Since my ghost mantid died i have a surplus of locusts and wanted to keep them going as i found much easier and less aggressive than crickets. Would the calcium and feeding supplements normally used for crickets be ok for locusts?

Been feeding on a selection of grass and weeds misted with water, no external heat just 2 hiding places and a dish for the food.

would a pot of water with a cotton bud be a better idea for water?

I ve also managed to make the waxworms pupate much to my annoyance as ive got no mantis lol


----------



## Rick (Jul 29, 2008)

You do not need to use supplements for anything. I never use them for crickets. Just feed it a good diet and that is all you have to do.


----------



## nympho (Aug 10, 2008)

ghostmantis84 said:


> Since my ghost mantid died i have a surplus of locusts and wanted to keep them going as i found much easier and less aggressive than crickets. Would the calcium and feeding supplements normally used for crickets be ok for locusts?Been feeding on a selection of grass and weeds misted with water, no external heat just 2 hiding places and a dish for the food.
> 
> would a pot of water with a cotton bud be a better idea for water?
> 
> I ve also managed to make the waxworms pupate much to my annoyance as ive got no mantis lol


no need for any water as long as the food isnt completely dry and they have fresh food to eat- it makes their droppings sloppy and more disgusting. humidity is bad for them so definitly dont spray them !! tip- they like birch. i now feed mine this instead of grass as its easy to get (grass is often wet, too short or a bit manky looking) and the droppings are very dry and better to vac up. i put a bunch in every 2 or 3 days and theyre loving it so far - in fact they are very hoppy  haha. they go mad when i open the cage to change their food and ping all over the place shooting bits of vegetation and poo all over the floor when they jump  . the twigs give them something to hide in too. which they like. winter diet is grass and cabbage leaf.
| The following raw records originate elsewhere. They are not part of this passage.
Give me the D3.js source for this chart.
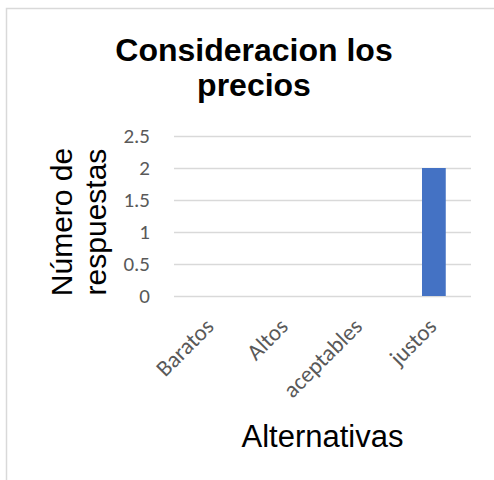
<!DOCTYPE html>
<html>
<head>
<meta charset="utf-8">
<script src="https://cdn.jsdelivr.net/npm/d3@7"></script>
<style>
  html, body { margin: 0; padding: 0; background: #fff; }
  svg { display: block; }
</style>
</head>
<body>
<svg id="chart" width="494" height="480"></svg>
<script>
// Survey answers: how respondents rate the prices
const categories = ["Baratos", "Altos", "aceptables", "justos"];
const responses = [0, 0, 0, 2];
const yTicks = [0, 0.5, 1, 1.5, 2, 2.5];
const chartTitle = ["Consideracion los", "precios"];
const yTitle = ["Número de", "respuestas"];
const xTitle = "Alternativas";

const svg = d3.select("#chart");
const W = 494, H = 480;
const plot = { left: 174, right: 471, top: 136, bottom: 296 };

const labelFont = "Carlito, Calibri, Lato, 'Open Sans', sans-serif";
const titleFont = "'Liberation Sans', Arial, Helvetica, sans-serif";

// Chart frame (only the top and left edges fall inside the view)
svg.append("rect")
  .attr("x", 6.5).attr("y", 8.5)
  .attr("width", W + 20).attr("height", H + 20)
  .attr("fill", "#fff")
  .attr("stroke", "#d9d9d9")
  .attr("stroke-width", 1.5);

const x = d3.scaleBand()
  .domain(categories)
  .range([plot.left, plot.right])
  .paddingInner(0.68)
  .paddingOuter(0.34);

const y = d3.scaleLinear()
  .domain([0, 2.5])
  .range([plot.bottom, plot.top]);

// Horizontal gridlines + value labels
const yAxis = d3.axisLeft(y)
  .tickValues(yTicks)
  .tickSize(-(plot.right - plot.left))
  .tickPadding(24)
  .tickFormat(d3.format("~g"));

const gy = svg.append("g")
  .attr("transform", `translate(${plot.left},0)`)
  .call(yAxis);
gy.select(".domain").remove();
gy.selectAll(".tick line")
  .attr("stroke", "#d9d9d9")
  .attr("stroke-width", 1.5);
gy.selectAll(".tick text")
  .attr("fill", "#595959")
  .style("font-family", labelFont)
  .style("font-size", "21px");

// Bars
svg.append("g")
  .selectAll("rect")
  .data(categories.map((c, i) => ({ c, v: responses[i] })))
  .join("rect")
  .attr("x", d => x(d.c))
  .attr("y", d => y(d.v))
  .attr("width", x.bandwidth())
  .attr("height", d => y(0) - y(d.v))
  .attr("fill", "#4472c4");

// Category labels, rotated
const xAxis = d3.axisBottom(x).tickSize(0).tickPadding(0);
const gx = svg.append("g")
  .attr("transform", `translate(0,${plot.bottom})`)
  .call(xAxis);
gx.select(".domain").remove();
gx.selectAll(".tick text")
  .attr("fill", "#595959")
  .style("font-family", labelFont)
  .style("font-size", "23px")
  .attr("text-anchor", "end")
  .attr("dy", null)
  .attr("y", null)
  .attr("transform", "translate(4,32) rotate(-45)");

// Chart title
svg.append("text")
  .attr("text-anchor", "middle")
  .style("font-family", titleFont)
  .style("font-weight", "bold")
  .style("font-size", "32px")
  .attr("fill", "#000")
  .selectAll("tspan")
  .data(chartTitle)
  .join("tspan")
  .attr("x", 254)
  .attr("y", (d, i) => 61 + i * 35)
  .text(d => d);

// Y axis title (two lines, rotated)
svg.append("text")
  .attr("transform", "translate(0,222) rotate(-90)")
  .attr("text-anchor", "middle")
  .style("font-family", titleFont)
  .style("font-size", "30px")
  .attr("fill", "#000")
  .selectAll("tspan")
  .data(yTitle)
  .join("tspan")
  .attr("x", 0)
  .attr("y", (d, i) => 72 + i * 34)
  .text(d => d);

// X axis title
svg.append("text")
  .attr("x", (plot.left + plot.right) / 2)
  .attr("y", 447)
  .attr("text-anchor", "middle")
  .style("font-family", titleFont)
  .style("font-size", "31px")
  .attr("fill", "#000")
  .text(xTitle);
</script>
</body>
</html>
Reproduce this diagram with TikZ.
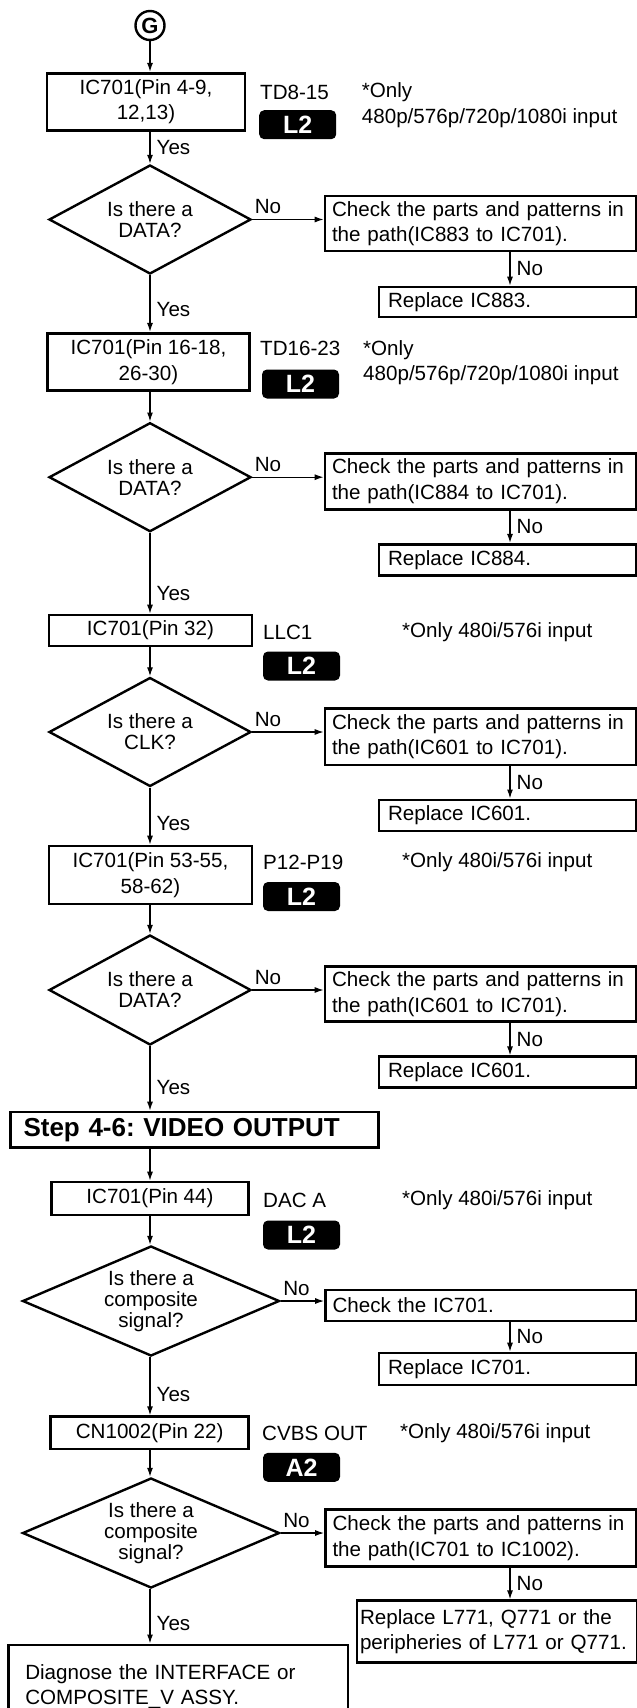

you'll probably need a heat mat at least and even a heat lamp over winter as they love heat and wont breed without it. im just using a heat mat now which seems ok.


----------



## kamakiri (Sep 9, 2008)

nympho said:


> tip- they like birch.


Thanks for this suggestion!  I have a birch out front!


----------



## kamakiri (Sep 18, 2008)

kamakiri said:


> Thanks for this suggestion!  I have a birch out front!


Just wanted to say that the birch does work well! Thanks again!


----------